Não basta ser, tem que parecer...

Opinião: Entrando e saindo da História

Wilson Figueiredo, jornalista
É certo que Júlio César não perderia a oportunidade histórica e, portanto, não invocaria em defesa de sua mulher Pompéia a invisível linha de separação entre público e privado em que se embaraçou o senador Renan Calheiros. Dar um boi para não entrar no episódio e uma boiada para não sair foi caminho sem volta. Tantas vezes citada sem as circunstâncias de que se cercava, a decisão de César foi de uma precisão cirúrgica, porém mais citada do que aproveitada.
Diz Plutarco que durante a pretoria de César não ocorreu "perturbação alguma", mas "aconteceu-lhe uma aventura doméstica muito desagradável" que, dois milênios depois, continua a ser um marco entre público e privado. Um jovem patrício romano, "que se destacava por sua riqueza e por sua eloqüência", amava a mulher de César, que "não o via com maus olhos" e era mantida sob severa vigilância da sogra. Disfarçado de tocadora de lira, o imberbe Clódio foi flagrado numa cerimônia religiosa onde estava Pompéia, mas à qual só mulheres podiam comparecer. Foi reconhecido e, "no dia seguinte, toda a cidade estava cheia do escândalo sacrílego". A opinião pública clamou "por uma reparação plena por parte do culpado".

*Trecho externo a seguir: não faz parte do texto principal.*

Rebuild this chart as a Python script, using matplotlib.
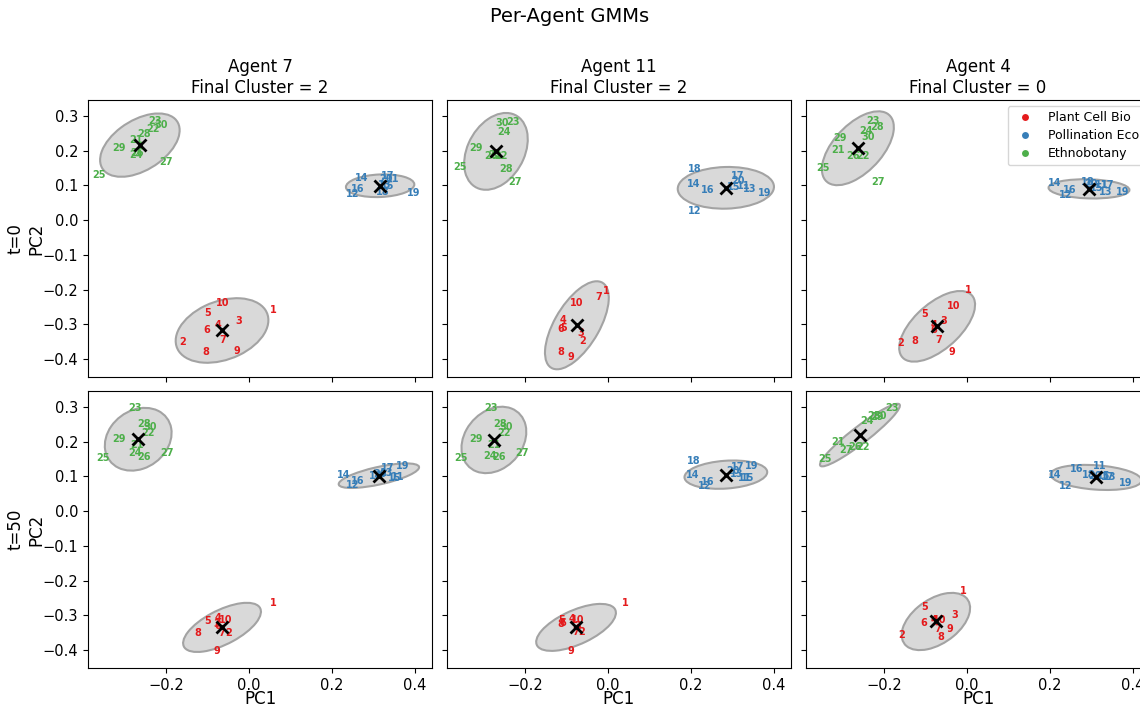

Olha aí o público e o privado, que o presidente do Senado opera em fatias, fazendo das suas. Clódio foi a julgamento e o povão ("devido à extrema paixão dessas acusações") simpatizou com o jovem galante, mas deixou inseguros os juízes. César não separou o particular e o público e, como escreveu Plutarco, "repudiou imediatamente Pompéia", ressalvando, no entanto, "nada saber no tocante aos fatos" imputados ao acusado. Livrou-se dos dois suspeitos numa única frase. Nas ruas indagava-se "por que então repudiava sua mulher?". Deve ter sido por ai que César saiu da crônica mundana para entrar na História ao responder: "Porque é preciso que não haja nem suspeita a respeito de minha mulher". Nem suspeita, quanto mais o resto.